料亭濱乃家 酒屋まるひこ

この日は秋田市に戻り、懐かしいあの味を味わうことにした。それはきりたんぽ鍋。7〜8年前に秋田を訪れた時、タクシーの運転手さんに教えてもらった店で食べた味が忘れられない。それでまた川反通りの料亭濱乃家にやってきた。店構えは少し入りづらい感もあるが、本店と並ぶ別館の方は入ってしまえば和風のレストランである。

注文は心に決めていたきりたんぽ鍋。冷房の効いた部屋で鍋と冷酒をいただくなんて、いーじゃないですか! 鍋は仲居さんが作ってくれる。そっちは任せておいて酒でも‥‥。酒は新政、とおしは葉山葵づけ。この葉山葵づけが大変気に入った。山葵漬けといっても酒粕でつけるのでなく、松前漬けの山葵バージョンといった感じ。細切りの昆布と葉山葵、山葵のスライスを醤油でつけている。このピリリトロリが実に酒に合う! そうこうしているうちにきりたんぽ鍋が煮上がってきた。ちょうどよい煮加減で仲居さんが取り分けてくれる。その煮えばなをハフッ‥‥、期待を裏切らない懐かしい味。前に来た時仲居さんに作り方を教わり、家で作ってみたがこうはいかない。まあ当然だが‥‥。比内鶏のしっかりしたダシは、煮詰まってくるとまた旨い。きりたんぽがダシを十分吸って、もう後ちょっとでくずれてしまうというくらいのやつが最高だ! 酒もすすむ‥‥。

新政と葉山葵づけ

きりたんぽ鍋



料亭濱乃家の斜向いにある酒屋まるひこ。こんな酒屋があると酒飲みにはたまらない。秋田の酒を中心に(98%は秋田の酒だと言っていた)素晴らしい品揃え。あぁ、あれが欲しい、これも欲しい‥‥、もう冷蔵庫ごと欲しい! 大きな蔵から小さな蔵まで、あの懐かしい『やまとしづく』(写真上段右から3番目)も置いてある。この中から2、3利き酒させていただいた。

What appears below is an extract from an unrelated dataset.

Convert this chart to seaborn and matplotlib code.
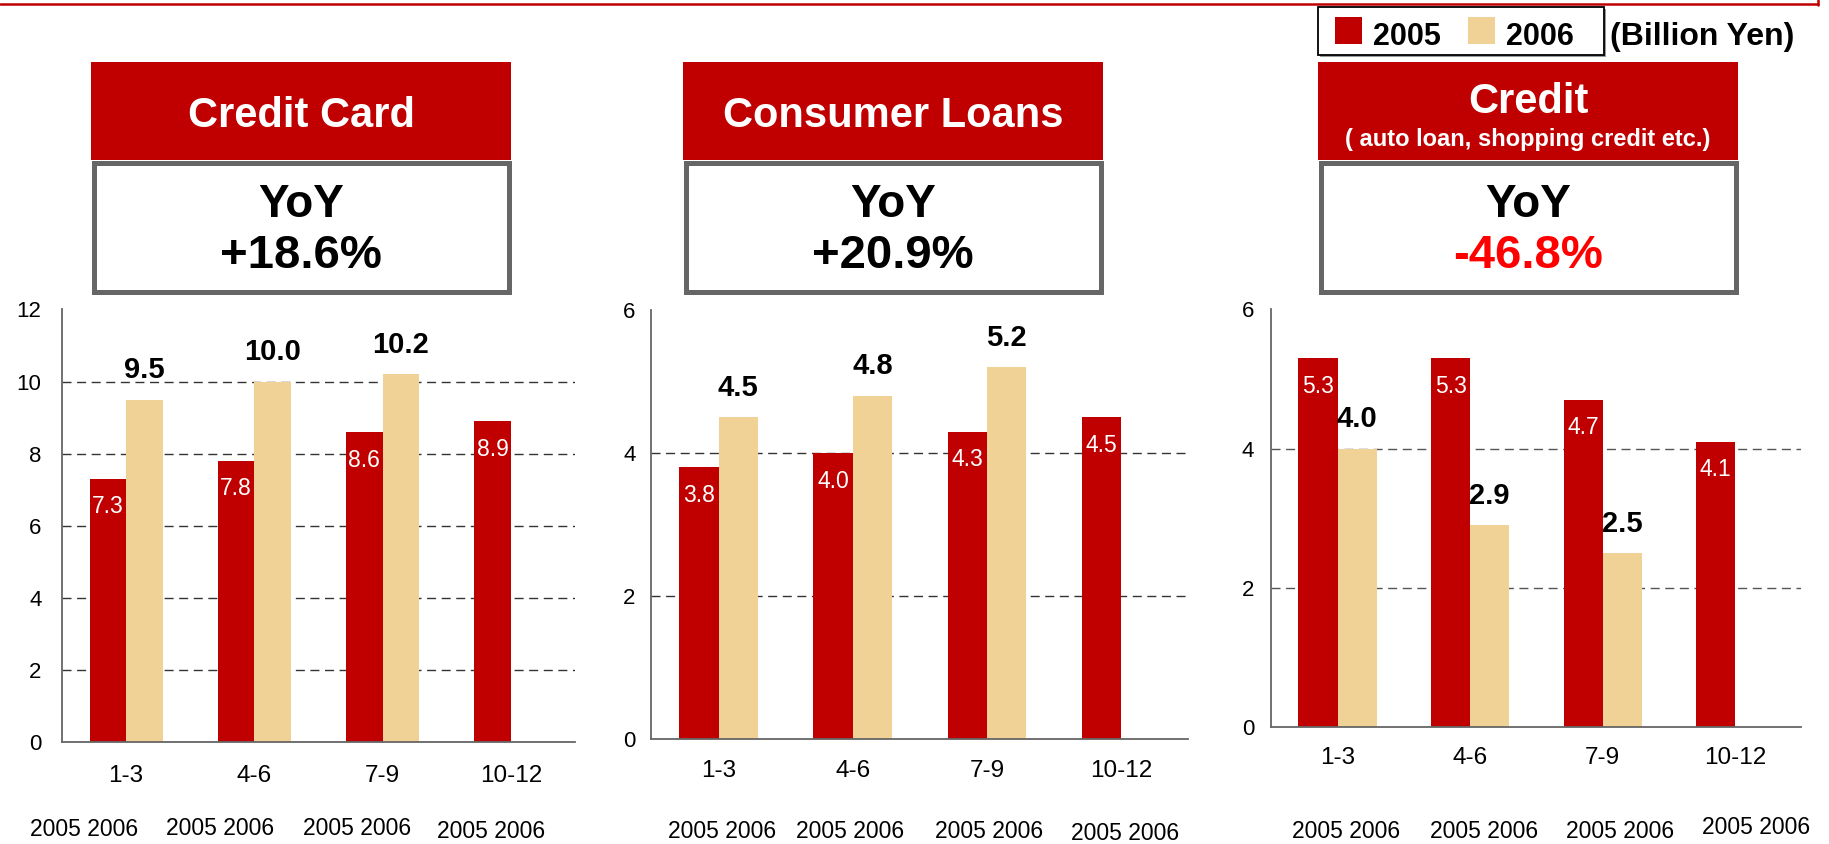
import numpy as np
import pandas as pd
import matplotlib
matplotlib.use("Agg")
import matplotlib.pyplot as plt
import matplotlib.transforms as mtransforms
from matplotlib.colors import same_color
from matplotlib.patches import Rectangle
from matplotlib.lines import Line2D
import seaborn as sns

# ---- data (billion yen, by quarter) ----
quarters = ["1-3", "4-6", "7-9", "10-12"]
years = ["2005", "2006"]

card_2005 = [7.3, 7.8, 8.6, 8.9]
card_2006 = [9.5, 10.0, 10.2]
loans_2005 = [3.8, 4.0, 4.3, 4.5]
loans_2006 = [4.5, 4.8, 5.2]
credit_2005 = [5.3, 5.3, 4.7, 4.1]
credit_2006 = [4.0, 2.9, 2.5]

titles = ["Credit Card", "Consumer Loans", "Credit"]
credit_note = "( auto loan, shopping credit etc.)"
yoy_values = ["+18.6%", "+20.9%", "-46.8%"]
y_max = [12, 6, 6]
unit_label = "(Billion Yen)"
year_pair_label = "2005 2006"

# ---- styling ----
RED = "#C00000"
TAN = "#F0D296"
AXIS_GRAY = "#666666"
W, H = 1829, 844

sns.set_theme(style="white")
plt.rcParams["font.family"] = ["Liberation Sans", "DejaVu Sans"]

fig = plt.figure(figsize=(W / 100, H / 100), dpi=100)


def fx(px):
    return px / W


def fy(py):
    return 1 - py / H


def pt(px):
    return px * 0.72


# panel layout in pixels: axes box (left, top, right, bottom), header box x-range
panels = [
    dict(axes=(62, 309.4, 575, 742.3), box=(91, 511), bar_w=0.57, grid="#333333",
         ypad=pt(20.5), xpad=pt(39.5),
         pair_x=[-0.329, 0.734, 1.80, 2.845], pair_y=[836.5, 835, 835, 838],
         s2005=card_2005, s2006=card_2006),
    dict(axes=(651.4, 310.1, 1188.3, 738.8), box=(683, 1103), bar_w=0.587,
         grid="#333333", ypad=pt(16), xpad=pt(38.2),
         pair_x=[0.03, 0.979, 2.013, 3.03], pair_y=[838, 838, 838, 839.5],
         s2005=loans_2005, s2006=loans_2006),
    dict(axes=(1271.3, 309.4, 1801.4, 727.1), box=(1318, 1738), bar_w=0.59,
         grid="#555555", ypad=pt(17), xpad=pt(36.4),
         pair_x=[0.063, 1.109, 2.129, 3.157], pair_y=[838, 838, 838, 834],
         s2005=credit_2005, s2006=credit_2006),
]

for k, p in enumerate(panels):
    x0, y0, x1, y1 = p["axes"]
    ax = fig.add_axes([fx(x0), fy(y1), (x1 - x0) / W, (y1 - y0) / H])

    rows = [(q, "2005", v) for q, v in zip(quarters, p["s2005"])]
    rows += [(q, "2006", v) for q, v in zip(quarters, p["s2006"])]
    df = pd.DataFrame(rows, columns=["quarter", "year", "value"])

    sns.barplot(data=df, x="quarter", y="value", hue="year", order=quarters,
                hue_order=years, palette=[RED, TAN], width=p["bar_w"],
                saturation=1, errorbar=None, legend=False, ax=ax,
                linewidth=0, zorder=3)

    ax.set_xlim(-0.5, 3.5)
    ax.set_ylim(0, y_max[k])
    ax.set_xlabel("")
    ax.set_ylabel("")
    ax.set_facecolor("none")

    for side in ("top", "right"):
        ax.spines[side].set_visible(False)
    for side in ("left", "bottom"):
        ax.spines[side].set_color(AXIS_GRAY)
        ax.spines[side].set_linewidth(1.3)
        ax.spines[side].set_zorder(4)

    # category boundaries carry the ticks, centres carry the labels
    bounds = np.arange(-0.5, 4.0, 1.0)
    ax.set_xticks(bounds, labels=[""] * len(bounds))
    ax.set_xticks(np.arange(len(quarters)), labels=quarters, minor=True)
    ax.tick_params(axis="x", which="major", direction="in", length=pt(9),
                   width=1.2, color=AXIS_GRAY)
    ax.tick_params(axis="x", which="minor", length=0, pad=p["xpad"],
                   labelsize=17.5, labelcolor="black")
    for t in ax.get_xticklabels(minor=True):
        t.set_va("baseline")

    yt = np.arange(0, y_max[k] + 1, 2)
    ax.set_yticks(yt)
    ax.tick_params(axis="y", direction="in", length=pt(9), width=1.2,
                   color=AXIS_GRAY, pad=p["ypad"], labelsize=16,
                   labelcolor="black")

    for v in yt[1:-1]:
        ax.axhline(v, color=p["grid"], lw=1.0, ls=(0, (6.5, 4.0)), zorder=1)

    # value labels: white inside the 2005 bars, bold black above the 2006 bars
    for bar in ax.patches:
        h = bar.get_height()
        if not np.isfinite(h) or h == 0:
            continue
        cx = bar.get_x() + bar.get_width() / 2
        if same_color(bar.get_facecolor(), RED):
            ax.annotate(f"{h:.1f}", (cx, h), xytext=(0, -pt(34.5)),
                        textcoords="offset points", ha="center", va="baseline",
                        color="white", fontsize=16.5, zorder=5)
        else:
            ax.annotate(f"{h:.1f}", (cx, h), xytext=(0, pt(21.5)),
                        textcoords="offset points", ha="center", va="baseline",
                        color="black", fontsize=21, fontweight="bold", zorder=5)

    # year pair captions under each quarter
    trans = mtransforms.blended_transform_factory(ax.transData, fig.transFigure)
    for xp, yp in zip(p["pair_x"], p["pair_y"]):
        ax.text(xp, fy(yp), year_pair_label, transform=trans, ha="center",
                va="baseline", fontsize=16.5, color="black", clip_on=False)

    # header: red title band above a grey-framed YoY box
    bx0, bx1 = p["box"]
    cx = (bx0 + bx1) / 2
    fig.patches.append(Rectangle((fx(bx0), fy(160)), (bx1 - bx0) / W, 98 / H,
                                 transform=fig.transFigure, facecolor=RED,
                                 edgecolor="none"))
    bw = 5
    fig.patches.append(Rectangle((fx(bx0 + bw / 2), fy(294 - bw / 2)),
                                 (bx1 - bx0 - bw) / W, (134 - bw) / H,
                                 transform=fig.transFigure, facecolor="white",
                                 edgecolor=AXIS_GRAY, linewidth=pt(bw)))
    if k < 2:
        fig.text(fx(cx), fy(127), titles[k], ha="center", va="baseline",
                 color="white", fontsize=30, fontweight="bold")
    else:
        fig.text(fx(cx), fy(113), titles[k], ha="center", va="baseline",
                 color="white", fontsize=30, fontweight="bold")
        fig.text(fx(cx), fy(146), credit_note, ha="center", va="baseline",
                 color="white", fontsize=17, fontweight="bold")
    fig.text(fx(cx), fy(217), "YoY", ha="center", va="baseline",
             color="black", fontsize=33, fontweight="bold")
    pct_color = "#FF0000" if yoy_values[k].startswith("-") else "black"
    fig.text(fx(cx), fy(268), yoy_values[k], ha="center", va="baseline",
             color=pct_color, fontsize=34, fontweight="bold")

# series key: framed box with a colour swatch per year
lx0, ly0, lx1, ly1 = 1317.5, 7, 1603.5, 55
fig.patches.append(Rectangle((fx(lx0 + 2), fy(ly1 + 2)), (lx1 - lx0) / W,
                             (ly1 - ly0) / H, transform=fig.transFigure,
                             facecolor="#9a9a9a", edgecolor="none"))
fig.patches.append(Rectangle((fx(lx0), fy(ly1)), (lx1 - lx0) / W, (ly1 - ly0) / H,
                             transform=fig.transFigure, facecolor="white",
                             edgecolor="black", linewidth=1.3))
for sx, tx, col, yr in [(1335, 1372.5, RED, years[0]), (1468, 1506, TAN, years[1])]:
    fig.patches.append(Rectangle((fx(sx), fy(44)), 27 / W, 27 / H,
                                 transform=fig.transFigure, facecolor=col,
                                 edgecolor="none"))
    fig.text(fx(tx), fy(45), yr, ha="left", va="baseline", fontsize=22,
             fontweight="bold", color="black")
fig.text(fx(1610), fy(45), unit_label, ha="left", va="baseline",
         fontsize=23, fontweight="bold", color="black")

# thin red frame edge along the top
fig.add_artist(Line2D([0, fx(1818)], [fy(3.8), fy(3.8)], color=RED, lw=1.8))
fig.add_artist(Line2D([fx(1818), fx(1818)], [1, fy(4.5)], color=RED, lw=1.8))

fig.savefig("out.png", dpi=100)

刈穂LXX:多くの吟醸酒は梨に例えられる吟醸香を持っているのだが、これはバナナのような香りがする。山田錦60%精米で使っているというが、酵母に秘密がありそうだ。

喜久水 喜一郎の酒:きれいな酒質。味わいもあるがキレもいい。


酒屋まるひこ

ずらり地酒が並ぶ

味を確認し、まだまだ小さい蔵なんですが‥‥という喜久水の酒を一本いただいた。私は利き酒をさせてくれる酒屋が好きだ。酒は名前ではなく中身だ。先入観を捨て、自分の舌で酒を選びたい。まるひこは知識もしっかりしていて、こちらの質問にはきっちり答えてくれる。よく勉強会をしたり、蔵へ出掛けていったりするのだとか。「酒が好きだから‥‥」御主人の謙遜ぎみの言葉が全てだと思う。日本酒を愛しているのが伝わってくる。私はこんな店で酒を買いたい。